### Short exercise
Repeat exactly the lines running from the first line of the data to the line containing "3.01e10, 2.24e10]", both ends included, and nothing else; drop the pictures.

[Records with drawing code]
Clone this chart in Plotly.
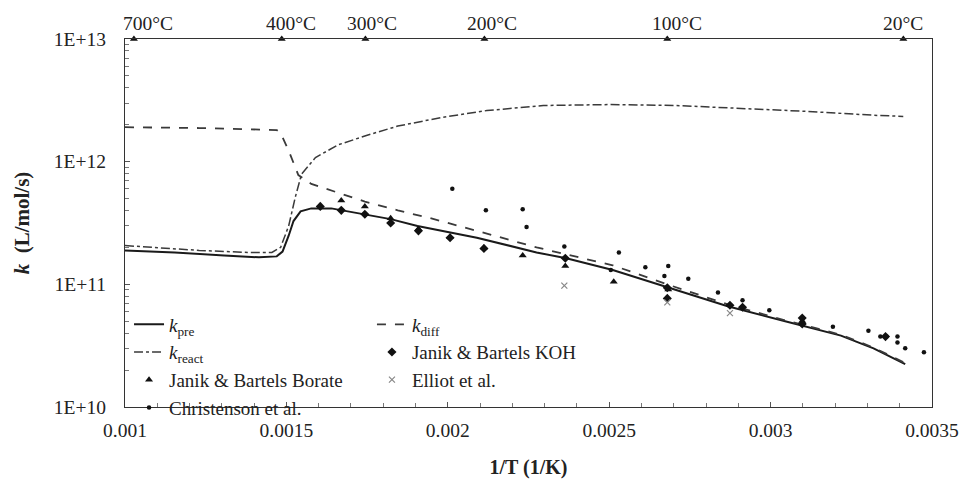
import plotly.graph_objects as go

# ---- model curves ----
x_pre = [0.001000, 0.001154, 0.001307, 0.001415, 0.001470, 0.001488, 0.001507, 0.001522,
         0.001544, 0.001577, 0.001639, 0.001743, 0.001823, 0.001906, 0.002007, 0.002090,
         0.002275, 0.002367, 0.002511, 0.002683, 0.002867, 0.003042, 0.003218, 0.003279,
         0.003319, 0.003417]
k_pre = [1.89e11, 1.82e11, 1.72e11, 1.66e11, 1.69e11, 1.85e11, 2.49e11, 3.28e11,
         3.94e11, 4.16e11, 4.16e11, 3.73e11, 3.40e11, 2.99e11, 2.63e11, 2.40e11,
         1.82e11, 1.63e11, 1.31e11, 9.39e10, 6.63e10, 5.03e10, 3.82e10, 3.30e10,
         3.01e10, 2.24e10]

x_diff = [0.001000, 0.001230, 0.001470, 0.001482, 0.001507, 0.001537, 0.001577, 0.001670,
          0.001743, 0.001845, 0.001946, 0.002090, 0.002275, 0.002511, 0.002683, 0.002867,
          0.003042, 0.003218, 0.003319, 0.003417]
k_diff = [1.91e12, 1.88e12, 1.81e12, 1.71e12, 1.23e12, 7.78e11, 6.59e11, 5.48e11,
          4.73e11, 4.01e11, 3.46e11, 2.73e11, 2.00e11, 1.43e11, 9.93e10, 6.87e10,
          5.12e10, 3.88e10, 3.05e10, 2.28e10]

x_react = [0.001000, 0.001230, 0.001384, 0.001455, 0.001482, 0.001507, 0.001528, 0.001547,
           0.001590, 0.001660, 0.001743, 0.001845, 0.001983, 0.002121, 0.002296, 0.002499,
           0.002705, 0.002910, 0.003113, 0.003319, 0.003411]
k_react = [2.07e11, 1.89e11, 1.82e11, 1.82e11, 2.00e11, 2.99e11, 5.19e11, 7.92e11,
           1.08e12, 1.37e12, 1.62e12, 1.95e12, 2.30e12, 2.61e12, 2.87e12, 2.92e12,
           2.87e12, 2.71e12, 2.57e12, 2.39e12, 2.34e12]

# ---- experimental data ----
x_borate = [0.001670, 0.001743, 0.001823, 0.001909, 0.002007, 0.002112, 0.002232, 0.002364,
            0.002514, 0.002683, 0.003098]
k_borate = [4.82e11, 4.32e11, 3.46e11, 2.83e11, 2.44e11, 2.00e11, 1.72e11, 1.41e11,
            1.05e11, 9.06e10, 5.03e10]

x_koh = [0.001605, 0.001670, 0.001743, 0.001823, 0.001909, 0.002007, 0.002112, 0.002364,
         0.002680, 0.002680, 0.002874, 0.002913, 0.003098, 0.003098, 0.003356]
k_koh = [4.32e11, 4.01e11, 3.73e11, 3.16e11, 2.73e11, 2.40e11, 1.96e11, 1.63e11,
         9.39e10, 7.68e10, 6.75e10, 6.50e10, 5.31e10, 4.76e10, 3.75e10]

x_chris = [0.002014, 0.002118, 0.002232, 0.002244, 0.002361, 0.002505, 0.002530, 0.002612,
           0.002683, 0.002671, 0.002745, 0.002837, 0.002913, 0.002996, 0.003193, 0.003303,
           0.003340, 0.003359, 0.003393, 0.003393, 0.003417, 0.003475]
k_chris = [6.01e11, 4.01e11, 4.09e11, 2.94e11, 2.03e11, 1.31e11, 1.82e11, 1.38e11,
           1.41e11, 1.17e11, 1.11e11, 8.57e10, 7.40e10, 6.16e10, 4.50e10, 4.19e10,
           3.75e10, 3.75e10, 3.75e10, 3.36e10, 3.01e10, 2.79e10]

x_elliot = [0.002361, 0.002680, 0.002874]
k_elliot = [9.75e10, 7.13e10, 5.82e10]

# ---- axes ----
temps_C = [700, 400, 300, 200, 100, 20]
top_labels = [f"{t}°C" for t in temps_C]
x_top = [1.0 / (t + 273.15) for t in temps_C]
top_label_shift = [14, 9, 7, 8, 10, 0]   # style: horizontal nudge of the top labels (px)
y_tickvals = [1e10, 1e11, 1e12, 1e13]
y_ticktext = ["1E+10", "1E+11", "1E+12", "1E+13"]
y_minor = [m * d for d in (1e10, 1e11, 1e12) for m in range(2, 10)]

FONT = "Liberation Serif, Times New Roman, DejaVu Serif, serif"
TXT = "#222"
TICK = 19.5
fig = go.Figure()

fig.add_trace(go.Scatter(x=x_pre, y=k_pre, mode="lines", name="<i>k</i><sub>pre</sub>",
                         line=dict(color="#1a1a1a", width=2), legend="legend", legendrank=1))
fig.add_trace(go.Scatter(x=x_react, y=k_react, mode="lines", name="<i>k</i><sub>react</sub>",
                         line=dict(color="#3a3a3a", width=1.5, dash="dashdot"), legend="legend", legendrank=2))
fig.add_trace(go.Scatter(x=x_diff, y=k_diff, mode="lines", name="<i>k</i><sub>diff</sub>",
                         line=dict(color="#3a3a3a", width=1.8, dash="dash"), legend="legend2", legendrank=1))
fig.add_trace(go.Scatter(x=x_borate, y=k_borate, mode="markers", name="Janik & Bartels Borate",
                         marker=dict(symbol="triangle-up", size=7, color="#111"), legend="legend", legendrank=3))
fig.add_trace(go.Scatter(x=x_chris, y=k_chris, mode="markers", name="Christenson et al.",
                         marker=dict(symbol="circle", size=4.5, color="#111"), legend="legend", legendrank=4))
fig.add_trace(go.Scatter(x=x_koh, y=k_koh, mode="markers", name="Janik & Bartels KOH",
                         marker=dict(symbol="diamond", size=7, color="#111"), legend="legend2", legendrank=2))
fig.add_trace(go.Scatter(x=x_elliot, y=k_elliot, mode="markers", name="Elliot et al.",
                         marker=dict(symbol="x-thin-open", size=6, color="#888", line=dict(width=1.2, color="#888")),
                         legend="legend2", legendrank=3))
# temperature markers on the top axis
fig.add_trace(go.Scatter(x=x_top, y=[y_tickvals[-1]] * len(x_top), mode="markers",
                         marker=dict(symbol="triangle-up", size=7, color="#111"),
                         showlegend=False, cliponaxis=False, hoverinfo="skip"))

for xv, lab, sh in zip(x_top, top_labels, top_label_shift):
    fig.add_annotation(x=xv, y=1, xref="x", yref="paper", text=lab, showarrow=False,
                       xanchor="center", yanchor="bottom", xshift=sh, yshift=3,
                       font=dict(family=FONT, size=TICK, color=TXT))

axis_common = dict(showgrid=False, zeroline=False, linecolor="#333", linewidth=1.3,
                   tickcolor="#555", tickfont=dict(family=FONT, size=TICK, color=TXT))

fig.update_layout(
    width=971, height=487,
    margin=dict(l=125, r=32, t=39, b=72),
    paper_bgcolor="white", plot_bgcolor="white",
    font=dict(family=FONT, size=18, color=TXT),
    xaxis=dict(range=[0.001, 0.0035], dtick=0.0005, tick0=0.001, showline=True, mirror=True,
               ticks="inside", ticklen=5, ticklabelstandoff=5,
               minor=dict(dtick=0.0001, ticks="inside", ticklen=4, tickcolor="#777"),
               title=dict(text="<b>1/T (1/K)</b>", font=dict(family=FONT, size=20, color=TXT), standoff=20),
               **axis_common),
    yaxis=dict(type="log", range=[10, 13], tickvals=y_tickvals, ticktext=y_ticktext,
               showline=True, mirror=True, ticks="inside", ticklen=5, ticklabelstandoff=14,
               minor=dict(tickmode="array", tickvals=y_minor, ticks="inside", ticklen=4, tickcolor="#777"),
               title=dict(text="<b><i>k</i>  (L/mol/s)</b>", font=dict(family=FONT, size=21, color=TXT), standoff=18),
               **axis_common),
    legend=dict(x=0.005, y=0.276, xanchor="left", yanchor="top", bgcolor="rgba(0,0,0,0)",
                font=dict(family=FONT, size=19, color=TXT), tracegroupgap=0, traceorder="normal"),
    legend2=dict(x=0.306, y=0.276, xanchor="left", yanchor="top", bgcolor="rgba(0,0,0,0)",
                 font=dict(family=FONT, size=19, color=TXT), tracegroupgap=0, traceorder="normal"),
    showlegend=True,
)

fig.write_html("out.html")
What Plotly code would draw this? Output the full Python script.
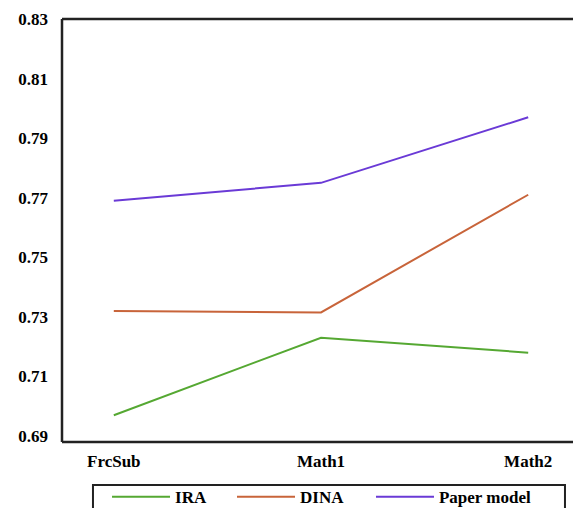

### Full output
Clone this chart in Plotly.
import plotly.graph_objects as go

# ---- model curves ----
x_pre = [0.001000, 0.001154, 0.001307, 0.001415, 0.001470, 0.001488, 0.001507, 0.001522,
         0.001544, 0.001577, 0.001639, 0.001743, 0.001823, 0.001906, 0.002007, 0.002090,
         0.002275, 0.002367, 0.002511, 0.002683, 0.002867, 0.003042, 0.003218, 0.003279,
         0.003319, 0.003417]
k_pre = [1.89e11, 1.82e11, 1.72e11, 1.66e11, 1.69e11, 1.85e11, 2.49e11, 3.28e11,
         3.94e11, 4.16e11, 4.16e11, 3.73e11, 3.40e11, 2.99e11, 2.63e11, 2.40e11,
         1.82e11, 1.63e11, 1.31e11, 9.39e10, 6.63e10, 5.03e10, 3.82e10, 3.30e10,
         3.01e10, 2.24e10]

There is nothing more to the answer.